-- Exercise description --
The line containing "(red.east) -- (out);" marks the end: extract everything from the first line of the data through that line, exactly, with no pictures.

________________________________________

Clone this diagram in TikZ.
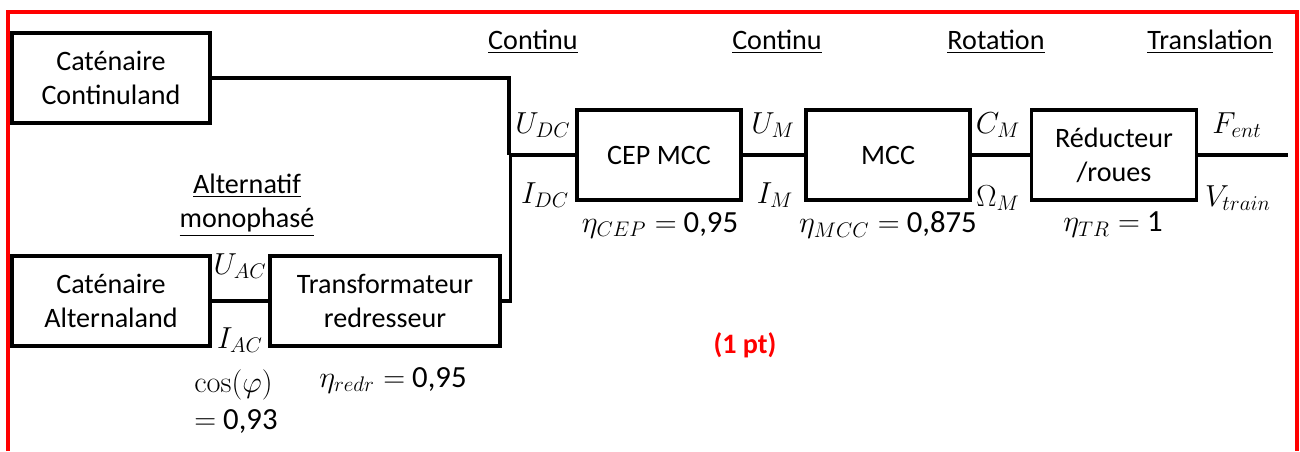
\documentclass[tikz,border=0pt]{standalone}
\usepackage[no-math]{fontspec}
\setmainfont{Carlito}
\usepackage{tikz}
\definecolor{framered}{HTML}{FF0000}

\begin{document}
\begin{tikzpicture}[
    x=0.02cm, y=-0.02cm,
    font=\fontsize{16}{19.5}\selectfont,
    box/.style={draw, line width=1.9pt, minimum height=1.8cm, align=center, inner sep=2pt},
    wire/.style={line width=1.9pt},
    lbl/.style={inner sep=1pt, font=\fontsize{17.5}{21}\selectfont},
    dom/.style={inner sep=1pt, align=center}
]
\useasboundingbox (0,0) rectangle (1300,451);

% Red frame
\draw[framered, line width=2.2pt] (8,451) -- (8,12) -- (1297,12) -- (1297,451);

% Sources
\node[box, minimum width=3.96cm] (cont) at (111,78) {Caténaire\\Continuland};
\node[box, minimum width=3.96cm] (alt) at (111,301) {Caténaire\\Alternaland};
\node[box, minimum width=4.6cm] (trans) at (385,301) {Transformateur\\redresseur};

% Conversion chain
\node[box, minimum width=3.28cm] (cep) at (659,155) {CEP MCC};
\node[box, minimum width=3.28cm] (mcc) at (888,155) {MCC};
\node[box, minimum width=3.3cm] (red) at (1114,155) {Réducteur\\/roues};

\coordinate (jn) at (509,155);
\coordinate (out) at (1288,155);

% Wires
\draw[wire] (cont.east) -| (jn);
\draw[wire] (trans.east) -- ++(9,0) |- (jn);
\draw[wire] (jn) -- (cep.west);
\draw[wire] (alt) -- (trans);
\draw[wire] (cep) -- (mcc);
\draw[wire] (mcc) -- (red);
\draw[wire] (red.east) -- (out);

% Energy domains
\node[dom] (d1) at (533,42) {\underline{Continu}};
\node[dom] (d2) at (777,42) {\underline{Continu}};
\node[dom] (d3) at (996,42) {\underline{Rotation}};
\node[dom] (d4) at (1210,42) {\underline{Translation}};
\node[dom] (d5) at (247,205) {\underline{Alternatif}\\\underline{monophasé}};

% Flow variables
\node[lbl] (udc) at (543,125) {$U_{DC}$};
\node[lbl] (idc) at (545,195) {$I_{DC}$};
\node[lbl] (um) at (773,125) {$U_M$};
\node[lbl] (im) at (775,195) {$I_M$};
\node[lbl] (cm) at (998,125) {$C_M$};
\node[lbl] (om) at (998,198) {$\Omega_M$};
\node[lbl] (fent) at (1237,125) {$F_{ent}$};
\node[lbl] (vtr) at (1238,198) {$V_{train}$};
\node[lbl] (uac) at (240,266) {$U_{AC}$};
\node[lbl] (iac) at (240,340) {$I_{AC}$};

% Efficiencies
\node[lbl] (ecep) at (660,225) {$\eta_{CEP} =$ 0,95};
\node[lbl] (emcc) at (888,225) {$\eta_{MCC} =$ 0,875};
\node[lbl] (etr) at (1113,225) {$\eta_{TR} =$ 1};
\node[lbl] (eredr) at (393,380) {$\eta_{redr} =$ 0,95};
\node[lbl, align=left] (cosphi) at (236,402) {$\cos(\varphi)$\\$=$ 0,93};

\node[lbl, text=framered, font=\fontsize{16}{19.5}\selectfont\bfseries] (pts) at (745,345) {(1 pt)};
\end{tikzpicture}
\end{document}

________________________________________

-- Answer to the task --
Clone this diagram in TikZ.
\documentclass[tikz,border=0pt]{standalone}
\usepackage[no-math]{fontspec}
\setmainfont{Carlito}
\usepackage{tikz}
\definecolor{framered}{HTML}{FF0000}

\begin{document}
\begin{tikzpicture}[
    x=0.02cm, y=-0.02cm,
    font=\fontsize{16}{19.5}\selectfont,
    box/.style={draw, line width=1.9pt, minimum height=1.8cm, align=center, inner sep=2pt},
    wire/.style={line width=1.9pt},
    lbl/.style={inner sep=1pt, font=\fontsize{17.5}{21}\selectfont},
    dom/.style={inner sep=1pt, align=center}
]
\useasboundingbox (0,0) rectangle (1300,451);

% Red frame
\draw[framered, line width=2.2pt] (8,451) -- (8,12) -- (1297,12) -- (1297,451);

% Sources
\node[box, minimum width=3.96cm] (cont) at (111,78) {Caténaire\\Continuland};
\node[box, minimum width=3.96cm] (alt) at (111,301) {Caténaire\\Alternaland};
\node[box, minimum width=4.6cm] (trans) at (385,301) {Transformateur\\redresseur};

% Conversion chain
\node[box, minimum width=3.28cm] (cep) at (659,155) {CEP MCC};
\node[box, minimum width=3.28cm] (mcc) at (888,155) {MCC};
\node[box, minimum width=3.3cm] (red) at (1114,155) {Réducteur\\/roues};

\coordinate (jn) at (509,155);
\coordinate (out) at (1288,155);

% Wires
\draw[wire] (cont.east) -| (jn);
\draw[wire] (trans.east) -- ++(9,0) |- (jn);
\draw[wire] (jn) -- (cep.west);
\draw[wire] (alt) -- (trans);
\draw[wire] (cep) -- (mcc);
\draw[wire] (mcc) -- (red);
\draw[wire] (red.east) -- (out);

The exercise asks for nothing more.